### Given problem
Pick out the lines containing "this".

Records from a data source
⁂

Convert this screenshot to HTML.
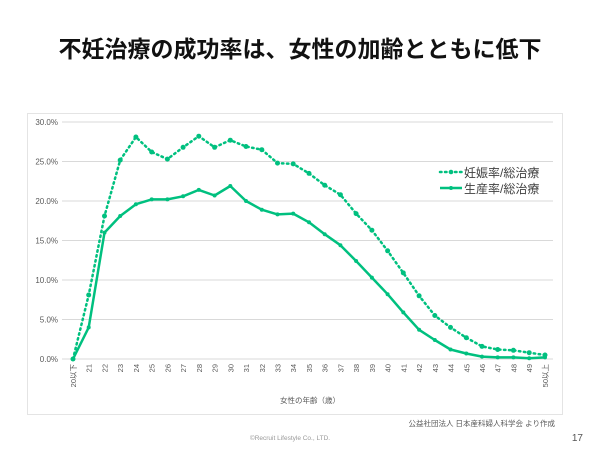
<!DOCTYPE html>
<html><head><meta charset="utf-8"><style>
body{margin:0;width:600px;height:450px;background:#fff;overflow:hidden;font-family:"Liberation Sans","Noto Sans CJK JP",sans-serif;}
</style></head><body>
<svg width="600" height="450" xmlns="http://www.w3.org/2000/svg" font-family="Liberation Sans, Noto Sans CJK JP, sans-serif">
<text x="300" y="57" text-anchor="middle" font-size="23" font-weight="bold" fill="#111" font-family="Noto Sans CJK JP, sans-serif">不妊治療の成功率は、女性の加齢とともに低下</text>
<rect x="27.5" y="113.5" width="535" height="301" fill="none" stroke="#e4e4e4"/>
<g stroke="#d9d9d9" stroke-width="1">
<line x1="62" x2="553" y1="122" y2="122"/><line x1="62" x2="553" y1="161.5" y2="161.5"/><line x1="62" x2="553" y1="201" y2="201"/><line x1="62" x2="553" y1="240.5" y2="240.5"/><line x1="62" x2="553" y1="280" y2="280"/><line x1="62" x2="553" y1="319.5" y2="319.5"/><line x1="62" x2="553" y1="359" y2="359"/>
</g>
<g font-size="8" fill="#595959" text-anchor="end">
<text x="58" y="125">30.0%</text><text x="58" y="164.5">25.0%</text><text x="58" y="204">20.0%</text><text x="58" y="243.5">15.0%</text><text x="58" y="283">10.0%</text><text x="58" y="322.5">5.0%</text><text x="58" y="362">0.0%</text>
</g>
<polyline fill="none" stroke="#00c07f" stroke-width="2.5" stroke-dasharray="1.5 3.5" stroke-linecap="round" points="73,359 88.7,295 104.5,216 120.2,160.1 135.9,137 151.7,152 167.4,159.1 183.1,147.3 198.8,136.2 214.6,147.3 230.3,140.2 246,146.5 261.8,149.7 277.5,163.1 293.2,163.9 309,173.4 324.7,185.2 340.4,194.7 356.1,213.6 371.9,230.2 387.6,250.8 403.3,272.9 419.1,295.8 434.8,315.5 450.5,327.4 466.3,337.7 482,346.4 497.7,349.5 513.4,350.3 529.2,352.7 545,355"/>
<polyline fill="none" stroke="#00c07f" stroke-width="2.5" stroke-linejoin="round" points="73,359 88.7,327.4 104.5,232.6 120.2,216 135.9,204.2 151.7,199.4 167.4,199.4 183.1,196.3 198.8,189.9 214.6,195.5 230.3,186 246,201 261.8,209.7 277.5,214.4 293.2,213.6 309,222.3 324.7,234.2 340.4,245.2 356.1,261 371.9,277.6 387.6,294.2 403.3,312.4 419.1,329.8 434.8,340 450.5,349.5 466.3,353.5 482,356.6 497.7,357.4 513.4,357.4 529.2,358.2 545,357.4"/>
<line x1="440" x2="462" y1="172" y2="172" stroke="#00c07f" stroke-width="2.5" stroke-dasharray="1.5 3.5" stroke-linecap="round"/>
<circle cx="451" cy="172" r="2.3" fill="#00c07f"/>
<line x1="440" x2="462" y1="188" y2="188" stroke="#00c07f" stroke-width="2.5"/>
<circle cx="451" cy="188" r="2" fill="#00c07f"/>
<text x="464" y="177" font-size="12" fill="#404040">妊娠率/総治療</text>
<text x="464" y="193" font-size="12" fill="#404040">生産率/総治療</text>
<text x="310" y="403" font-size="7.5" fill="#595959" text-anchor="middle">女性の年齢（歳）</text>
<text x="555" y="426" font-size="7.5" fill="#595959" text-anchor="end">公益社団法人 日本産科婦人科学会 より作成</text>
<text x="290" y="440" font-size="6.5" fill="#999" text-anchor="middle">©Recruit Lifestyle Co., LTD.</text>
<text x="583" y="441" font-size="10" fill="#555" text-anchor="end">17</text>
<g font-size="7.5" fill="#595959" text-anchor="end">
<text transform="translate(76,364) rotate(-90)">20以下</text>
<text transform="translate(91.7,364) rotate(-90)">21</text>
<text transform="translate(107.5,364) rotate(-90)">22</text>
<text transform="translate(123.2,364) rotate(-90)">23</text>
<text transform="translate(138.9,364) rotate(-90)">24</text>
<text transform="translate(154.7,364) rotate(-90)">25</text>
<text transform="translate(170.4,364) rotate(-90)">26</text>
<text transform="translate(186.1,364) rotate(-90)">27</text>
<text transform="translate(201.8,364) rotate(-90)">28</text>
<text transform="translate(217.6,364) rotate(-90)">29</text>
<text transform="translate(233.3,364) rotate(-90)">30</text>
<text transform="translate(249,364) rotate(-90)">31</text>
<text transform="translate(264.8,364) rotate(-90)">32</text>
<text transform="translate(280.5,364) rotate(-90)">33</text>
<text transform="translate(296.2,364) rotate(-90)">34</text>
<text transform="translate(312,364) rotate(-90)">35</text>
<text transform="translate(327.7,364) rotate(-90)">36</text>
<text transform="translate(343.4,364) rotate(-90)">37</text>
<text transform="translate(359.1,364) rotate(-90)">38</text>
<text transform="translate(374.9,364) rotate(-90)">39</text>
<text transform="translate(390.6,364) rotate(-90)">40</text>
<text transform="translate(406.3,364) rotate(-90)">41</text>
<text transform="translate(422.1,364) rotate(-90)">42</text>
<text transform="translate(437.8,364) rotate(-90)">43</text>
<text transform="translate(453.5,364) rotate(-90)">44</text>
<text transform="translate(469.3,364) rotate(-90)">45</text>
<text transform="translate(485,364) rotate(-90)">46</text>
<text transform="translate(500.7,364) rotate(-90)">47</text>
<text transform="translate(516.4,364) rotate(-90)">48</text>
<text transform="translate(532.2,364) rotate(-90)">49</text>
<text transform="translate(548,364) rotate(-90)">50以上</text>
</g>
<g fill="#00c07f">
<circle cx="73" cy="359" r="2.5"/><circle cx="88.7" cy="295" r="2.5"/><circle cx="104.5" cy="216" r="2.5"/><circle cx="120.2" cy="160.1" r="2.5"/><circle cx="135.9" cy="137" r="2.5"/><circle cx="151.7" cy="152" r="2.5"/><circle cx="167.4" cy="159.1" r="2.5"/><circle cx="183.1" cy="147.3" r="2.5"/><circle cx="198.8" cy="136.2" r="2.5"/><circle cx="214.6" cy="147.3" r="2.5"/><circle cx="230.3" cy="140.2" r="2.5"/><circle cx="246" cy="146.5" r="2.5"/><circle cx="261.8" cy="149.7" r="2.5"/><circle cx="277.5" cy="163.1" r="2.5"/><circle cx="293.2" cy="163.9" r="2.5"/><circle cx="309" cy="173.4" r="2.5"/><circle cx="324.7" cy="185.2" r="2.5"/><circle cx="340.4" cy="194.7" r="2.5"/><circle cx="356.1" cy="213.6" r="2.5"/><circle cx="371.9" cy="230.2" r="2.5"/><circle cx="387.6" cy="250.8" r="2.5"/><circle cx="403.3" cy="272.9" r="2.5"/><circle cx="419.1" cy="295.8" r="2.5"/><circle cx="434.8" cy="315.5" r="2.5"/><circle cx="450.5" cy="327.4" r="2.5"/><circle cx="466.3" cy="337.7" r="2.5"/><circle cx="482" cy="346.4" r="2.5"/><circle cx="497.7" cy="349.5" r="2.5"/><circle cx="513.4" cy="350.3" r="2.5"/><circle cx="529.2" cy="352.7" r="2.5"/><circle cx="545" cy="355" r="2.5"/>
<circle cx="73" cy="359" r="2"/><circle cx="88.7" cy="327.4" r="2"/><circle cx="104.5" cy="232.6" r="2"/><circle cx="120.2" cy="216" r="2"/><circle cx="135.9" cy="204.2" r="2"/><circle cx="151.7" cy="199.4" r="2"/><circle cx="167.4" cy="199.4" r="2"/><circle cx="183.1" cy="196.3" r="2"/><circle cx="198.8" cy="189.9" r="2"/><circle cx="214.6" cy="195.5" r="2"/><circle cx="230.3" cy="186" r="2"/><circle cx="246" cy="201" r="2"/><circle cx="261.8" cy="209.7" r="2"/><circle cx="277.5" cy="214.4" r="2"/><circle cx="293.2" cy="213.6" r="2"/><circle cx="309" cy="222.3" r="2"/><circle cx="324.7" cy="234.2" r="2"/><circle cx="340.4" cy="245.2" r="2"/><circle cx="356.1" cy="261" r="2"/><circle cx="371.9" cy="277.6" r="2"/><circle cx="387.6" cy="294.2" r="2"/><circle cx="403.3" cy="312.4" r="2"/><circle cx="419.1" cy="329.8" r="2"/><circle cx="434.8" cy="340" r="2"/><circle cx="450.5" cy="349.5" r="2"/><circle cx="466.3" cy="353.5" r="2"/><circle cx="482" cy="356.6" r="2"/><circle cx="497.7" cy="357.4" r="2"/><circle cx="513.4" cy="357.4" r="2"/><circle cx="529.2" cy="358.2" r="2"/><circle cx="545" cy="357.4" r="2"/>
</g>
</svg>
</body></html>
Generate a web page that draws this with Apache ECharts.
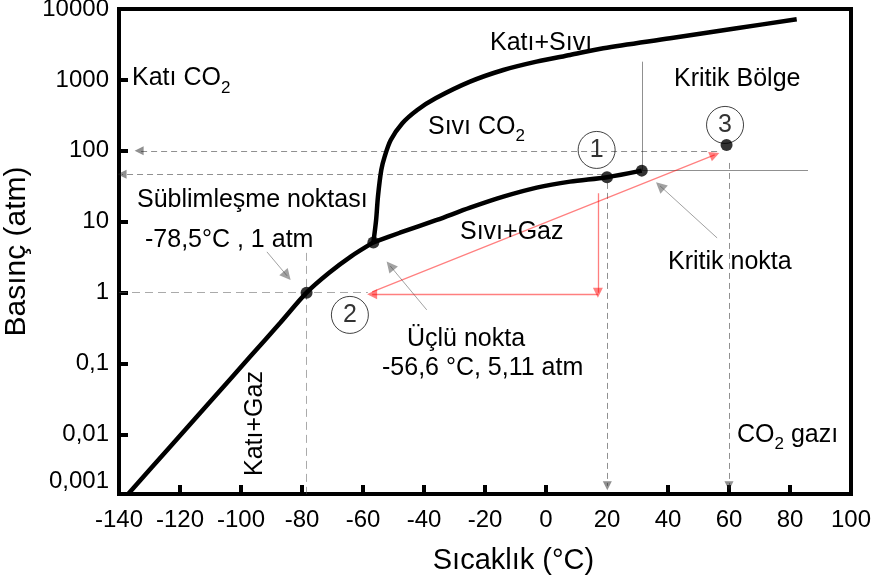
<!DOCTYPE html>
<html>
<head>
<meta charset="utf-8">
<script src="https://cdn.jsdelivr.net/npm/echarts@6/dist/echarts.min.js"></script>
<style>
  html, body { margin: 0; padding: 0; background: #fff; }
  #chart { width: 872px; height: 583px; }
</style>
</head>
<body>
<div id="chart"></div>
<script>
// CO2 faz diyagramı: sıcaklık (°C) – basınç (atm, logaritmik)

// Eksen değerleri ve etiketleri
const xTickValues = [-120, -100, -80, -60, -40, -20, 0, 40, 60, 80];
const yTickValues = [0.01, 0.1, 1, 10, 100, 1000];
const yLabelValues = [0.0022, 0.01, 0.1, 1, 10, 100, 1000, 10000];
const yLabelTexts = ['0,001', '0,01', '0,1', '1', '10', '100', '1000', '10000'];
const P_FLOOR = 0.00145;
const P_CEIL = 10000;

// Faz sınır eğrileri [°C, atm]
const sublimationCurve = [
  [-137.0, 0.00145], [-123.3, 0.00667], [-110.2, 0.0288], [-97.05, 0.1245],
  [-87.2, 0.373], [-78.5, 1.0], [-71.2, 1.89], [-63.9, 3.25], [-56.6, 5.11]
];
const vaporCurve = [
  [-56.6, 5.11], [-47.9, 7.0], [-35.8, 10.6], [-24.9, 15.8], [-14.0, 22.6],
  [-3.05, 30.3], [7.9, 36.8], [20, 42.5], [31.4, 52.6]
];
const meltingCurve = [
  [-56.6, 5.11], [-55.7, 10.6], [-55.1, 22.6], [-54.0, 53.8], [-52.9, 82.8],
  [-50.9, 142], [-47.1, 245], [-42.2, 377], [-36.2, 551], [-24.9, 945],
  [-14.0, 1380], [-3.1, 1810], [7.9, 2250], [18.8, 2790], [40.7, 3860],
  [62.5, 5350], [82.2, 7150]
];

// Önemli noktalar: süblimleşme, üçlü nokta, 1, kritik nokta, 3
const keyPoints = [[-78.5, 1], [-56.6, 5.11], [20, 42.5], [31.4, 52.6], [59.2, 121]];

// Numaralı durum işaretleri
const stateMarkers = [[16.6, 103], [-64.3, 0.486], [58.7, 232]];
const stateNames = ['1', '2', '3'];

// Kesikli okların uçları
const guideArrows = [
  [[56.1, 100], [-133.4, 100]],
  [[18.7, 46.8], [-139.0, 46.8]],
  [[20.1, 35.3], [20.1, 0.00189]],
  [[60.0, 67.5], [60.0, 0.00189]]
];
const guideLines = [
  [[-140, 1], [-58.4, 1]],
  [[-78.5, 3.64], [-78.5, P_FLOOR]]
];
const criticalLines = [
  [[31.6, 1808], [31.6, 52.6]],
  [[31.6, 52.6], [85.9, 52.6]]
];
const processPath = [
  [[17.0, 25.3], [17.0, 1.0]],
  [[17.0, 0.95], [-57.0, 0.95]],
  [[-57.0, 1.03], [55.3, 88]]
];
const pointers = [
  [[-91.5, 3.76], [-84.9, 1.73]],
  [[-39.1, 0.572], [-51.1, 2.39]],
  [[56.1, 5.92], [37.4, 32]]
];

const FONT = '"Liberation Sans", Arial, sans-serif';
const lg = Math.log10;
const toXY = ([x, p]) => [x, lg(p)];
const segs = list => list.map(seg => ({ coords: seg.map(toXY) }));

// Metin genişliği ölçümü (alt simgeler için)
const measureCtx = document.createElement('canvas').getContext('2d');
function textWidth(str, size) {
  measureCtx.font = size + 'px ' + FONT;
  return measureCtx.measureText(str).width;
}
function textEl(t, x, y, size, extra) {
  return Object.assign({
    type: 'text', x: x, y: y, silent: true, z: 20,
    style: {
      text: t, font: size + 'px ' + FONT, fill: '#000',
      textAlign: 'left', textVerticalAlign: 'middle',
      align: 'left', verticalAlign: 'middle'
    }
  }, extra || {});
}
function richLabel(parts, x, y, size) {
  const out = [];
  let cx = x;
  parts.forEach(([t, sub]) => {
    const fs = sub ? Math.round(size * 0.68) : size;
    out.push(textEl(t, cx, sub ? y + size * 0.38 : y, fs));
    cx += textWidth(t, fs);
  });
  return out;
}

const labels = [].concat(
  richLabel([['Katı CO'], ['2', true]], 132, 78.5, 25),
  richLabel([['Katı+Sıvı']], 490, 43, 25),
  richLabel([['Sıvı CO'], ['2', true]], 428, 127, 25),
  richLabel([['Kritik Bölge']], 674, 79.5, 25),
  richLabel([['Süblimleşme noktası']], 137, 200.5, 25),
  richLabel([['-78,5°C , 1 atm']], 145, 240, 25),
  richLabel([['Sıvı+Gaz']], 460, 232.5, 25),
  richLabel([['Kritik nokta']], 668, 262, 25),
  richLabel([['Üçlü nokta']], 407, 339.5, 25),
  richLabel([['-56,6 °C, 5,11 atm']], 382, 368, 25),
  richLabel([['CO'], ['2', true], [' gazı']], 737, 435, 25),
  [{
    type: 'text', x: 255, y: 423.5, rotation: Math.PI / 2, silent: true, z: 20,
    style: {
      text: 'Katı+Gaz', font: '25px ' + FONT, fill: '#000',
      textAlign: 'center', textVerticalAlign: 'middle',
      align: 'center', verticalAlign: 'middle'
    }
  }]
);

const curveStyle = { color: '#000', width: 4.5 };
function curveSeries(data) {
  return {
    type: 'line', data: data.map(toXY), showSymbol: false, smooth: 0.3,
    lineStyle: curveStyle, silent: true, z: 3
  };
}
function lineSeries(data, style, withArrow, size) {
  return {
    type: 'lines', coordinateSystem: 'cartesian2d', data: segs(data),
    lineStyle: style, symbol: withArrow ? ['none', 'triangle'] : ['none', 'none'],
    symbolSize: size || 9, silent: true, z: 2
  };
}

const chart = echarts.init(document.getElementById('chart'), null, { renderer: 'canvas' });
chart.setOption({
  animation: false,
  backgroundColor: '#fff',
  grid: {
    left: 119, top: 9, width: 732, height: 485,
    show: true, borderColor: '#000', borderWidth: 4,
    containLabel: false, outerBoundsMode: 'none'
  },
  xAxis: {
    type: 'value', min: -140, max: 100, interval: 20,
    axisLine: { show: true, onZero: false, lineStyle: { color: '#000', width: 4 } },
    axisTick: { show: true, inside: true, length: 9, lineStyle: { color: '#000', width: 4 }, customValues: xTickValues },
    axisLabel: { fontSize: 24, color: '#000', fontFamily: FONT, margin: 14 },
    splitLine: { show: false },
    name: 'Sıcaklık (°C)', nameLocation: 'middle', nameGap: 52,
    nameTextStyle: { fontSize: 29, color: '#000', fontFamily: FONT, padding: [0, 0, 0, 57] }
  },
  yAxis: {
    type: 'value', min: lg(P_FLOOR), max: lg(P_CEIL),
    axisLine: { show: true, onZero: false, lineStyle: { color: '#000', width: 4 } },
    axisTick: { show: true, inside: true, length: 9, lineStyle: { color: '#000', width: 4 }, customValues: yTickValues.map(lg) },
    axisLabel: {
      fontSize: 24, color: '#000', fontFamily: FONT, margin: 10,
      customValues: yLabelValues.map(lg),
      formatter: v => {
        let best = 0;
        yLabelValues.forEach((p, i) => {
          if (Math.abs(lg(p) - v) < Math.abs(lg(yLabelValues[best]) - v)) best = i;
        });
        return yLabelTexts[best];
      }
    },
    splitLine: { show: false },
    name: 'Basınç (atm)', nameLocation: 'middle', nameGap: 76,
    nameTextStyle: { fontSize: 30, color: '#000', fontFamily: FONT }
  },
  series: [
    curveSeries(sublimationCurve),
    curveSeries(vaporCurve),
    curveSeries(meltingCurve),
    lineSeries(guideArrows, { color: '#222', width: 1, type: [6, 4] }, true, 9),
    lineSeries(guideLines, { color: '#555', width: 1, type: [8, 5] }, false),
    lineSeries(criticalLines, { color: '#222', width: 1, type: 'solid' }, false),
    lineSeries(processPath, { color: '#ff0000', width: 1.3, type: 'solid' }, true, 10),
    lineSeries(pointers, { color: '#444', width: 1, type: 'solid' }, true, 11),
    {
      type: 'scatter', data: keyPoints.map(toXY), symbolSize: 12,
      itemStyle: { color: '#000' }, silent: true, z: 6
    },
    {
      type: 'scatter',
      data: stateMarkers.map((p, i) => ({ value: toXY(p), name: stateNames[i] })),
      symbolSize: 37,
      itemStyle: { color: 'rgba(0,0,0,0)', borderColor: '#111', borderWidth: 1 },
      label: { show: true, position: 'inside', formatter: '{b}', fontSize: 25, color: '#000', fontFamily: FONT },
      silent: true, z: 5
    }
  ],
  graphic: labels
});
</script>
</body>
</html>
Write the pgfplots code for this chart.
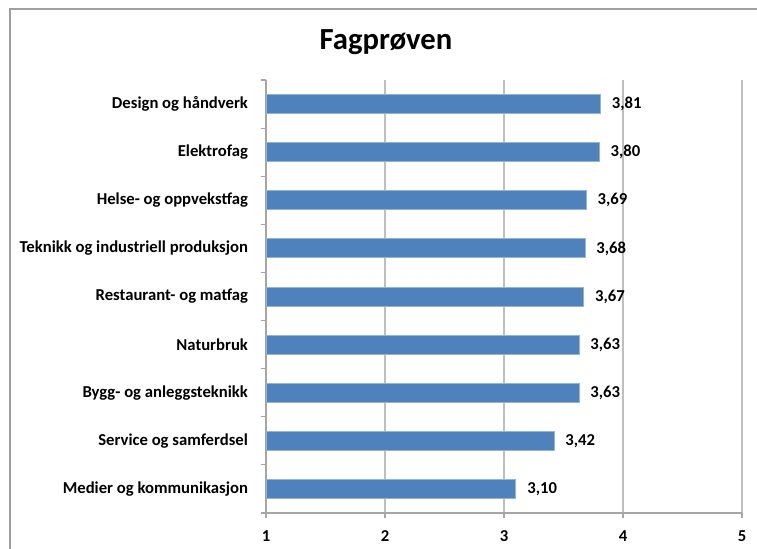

⁂

### Expected answer
Convert this screenshot to HTML.
Generate a web page that draws this with Apache ECharts.
Write the pgfplots code for this chart.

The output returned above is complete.